States’ estimates show large tax shortfall

Revised estimates of 11 states that have presented budgets show tax revenue shortfall of Rs 1.5 lakh crore this fiscal
For representational purposes (Express Illustrations)
For representational purposes (Express Illustrations)

Eleven states that have presented FY22 budgets are likely to witness a tax revenue shortfall of Rs 1.5 lakh crore this fiscal year. The states’ own tax revenue is expected to slip quite sharply from Rs 9.31 lakh crore (FY21 Budget Estimate) to Rs 7.82 lakh crore (Revised Estimate), translating to a 16 per cent decline over initial projections. The 11 states analysed are Maharashtra, Karnataka, Gujarat, Uttar Pradesh, Rajasthan, Odisha, Kerala, Bihar, Jharkand, Chhattisgarh, and Madhya Pradesh. 

Seven of these states, that had projected a revenue surplus for FY21 last year, moved to a deficit due to the revenue shortfall, while the debt to GSDP ratio was exacerbated due to the increase in debt and decline in growth. The highest fall in own tax revenue was witnessed in Kerala at 32.9 per cent, followed by UP (25 per cent), Gujarat (20.6 per cent), and Maharashtra at 18 per cent.

Of the total Rs 9.31 lakh crore initially expected, 42 per cent was to come from GST, 19 per cent from VAT, 13 per cent from excise, and 11 per cent from stamp duty collections. There was a uniform fall in collections on all these fronts by 18 per cent, 13.6 per cent, 14.3 per cent and 23.8 per cent respectively, according to Care Ratings.  

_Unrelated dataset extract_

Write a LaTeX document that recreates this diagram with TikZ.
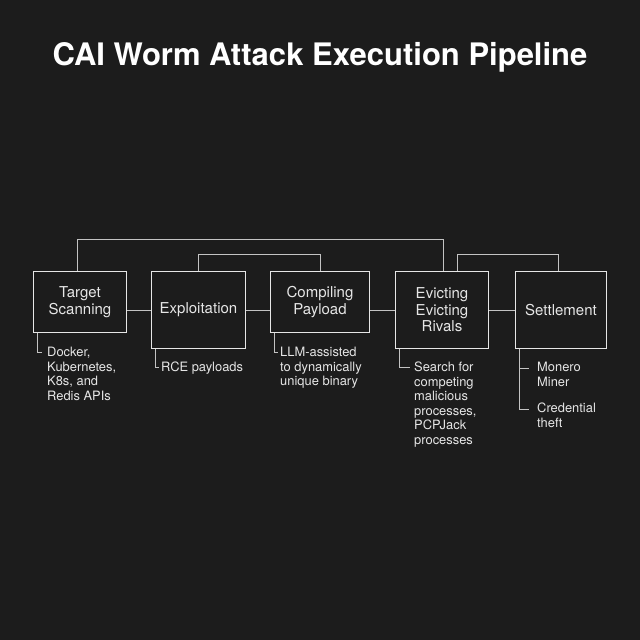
\documentclass[tikz,border=0pt]{standalone}
\usepackage{fontspec}
\setmainfont{TeX Gyre Heros}
\usetikzlibrary{calc}
\definecolor{bg}{HTML}{1C1C1C}
\definecolor{ink}{HTML}{E6E6E6}
\begin{document}
\begin{tikzpicture}[x=1pt,y=-1pt,
  stage/.style={draw=ink,line width=1pt,text=ink,anchor=north west,inner sep=0pt,
    align=center,font=\fontsize{15}{16.5}\selectfont},
  note/.style={text=ink,anchor=north west,inner sep=0pt,align=left,
    font=\fontsize{12.9}{14.5}\selectfont},
  link/.style={draw=ink!85!black,line width=1pt}]
  \fill[bg] (0,0) rectangle (640,640); %background
  \node[text=white,font=\fontsize{31}{34}\bfseries\selectfont] (title) at (320,57) {CAI Worm Attack Execution Pipeline};
  % stages
  \node[stage,minimum width=93,minimum height=61] (scan) at (33,271) {Target\\Scanning};
  \node[stage,minimum width=94,minimum height=77] (exploit) at (151,271) {Exploitation};
  \node[stage,minimum width=99,minimum height=61] (compile) at (270,271) {Compiling\\Payload};
  \node[stage,minimum width=93,minimum height=77] (evict) at (395,271) {Evicting\\Evicting\\Rivals};
  \node[stage,minimum width=91,minimum height=77] (settle) at (515,271) {Settlement};
  % chain
  \draw[link] (scan.east|-0,310) -- (exploit.west|-0,310);
  \draw[link] (exploit.east|-0,310) -- (compile.west|-0,310);
  \draw[link] (compile.east|-0,310) -- (evict.west|-0,310);
  \draw[link] (evict.east|-0,310) -- (settle.west|-0,310);
  % loops over the top
  \draw[link] (scan.north-|77,0) |- (443,239) -- (evict.north-|443,0);
  \draw[link] (exploit.north-|198,0) |- (320,254) -- (compile.north-|320,0);
  \draw[link] (evict.north-|457,0) |- (558,254) -- (settle.north-|558,0);
  % notes
  \node[note] (n1) at (47,347) {Docker,\\Kubernetes,\\K8s, and\\Redis APIs};
  \node[note] (n2) at (161,362) {RCE payloads};
  \node[note] (n3) at (280,347) {LLM-assisted\\to dynamically\\unique binary};
  \node[note] (n4) at (414,362) {Search for\\competing\\malicious\\processes,\\PCPJack\\processes};
  \node[note] (n5a) at (537,362) {Monero\\Miner};
  \node[note] (n5b) at (537,403) {Credential\\theft};
  \draw[link] (scan.south-|37,0) |- (42,352);
  \draw[link] (exploit.south-|155,0) |- (159,367);
  \draw[link] (compile.south-|274,0) |- (278,352);
  \draw[link] (evict.south-|399,0) |- (410,367);
  \draw[link] (settle.south-|519,0) |- (529,409);
  \draw[link] (519,368) -- (529,368);
\end{tikzpicture}
\end{document}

However, the projected own tax revenue of these states for the next fiscal year is set at Rs 10.07 lakh crore, a 29 per cent increase over FY21 (RE) and 8.2 per cent over FY21(BE).  One of the major concerns arising from the states’ inability to raise revenue has been capex cuts made to meet fiscal deficit targets—made worse due to lockdown-related project delays and labour migration.

While most states have set their FY22 capex at levels closer to FY21, some such as UP, Maharashtra, and Gujarat have seen aggressive increases. Others have tried making up for the lower expenditure in FY21. According to Care, budgetary targets for FY22 were based on a sharp recovery in income taxes and the significant increase in fiscal space provided by the Finance Commission allowing higher borrowings.  

Meanwhile, expenditure cuts were a corollary even as the Centre afforded more space for states to run higher deficits. The fiscal also saw revenue shortfalls on almost all fronts as consumption was hit, leading to additional pressures on the Centre to compensate states for the GST shortfall.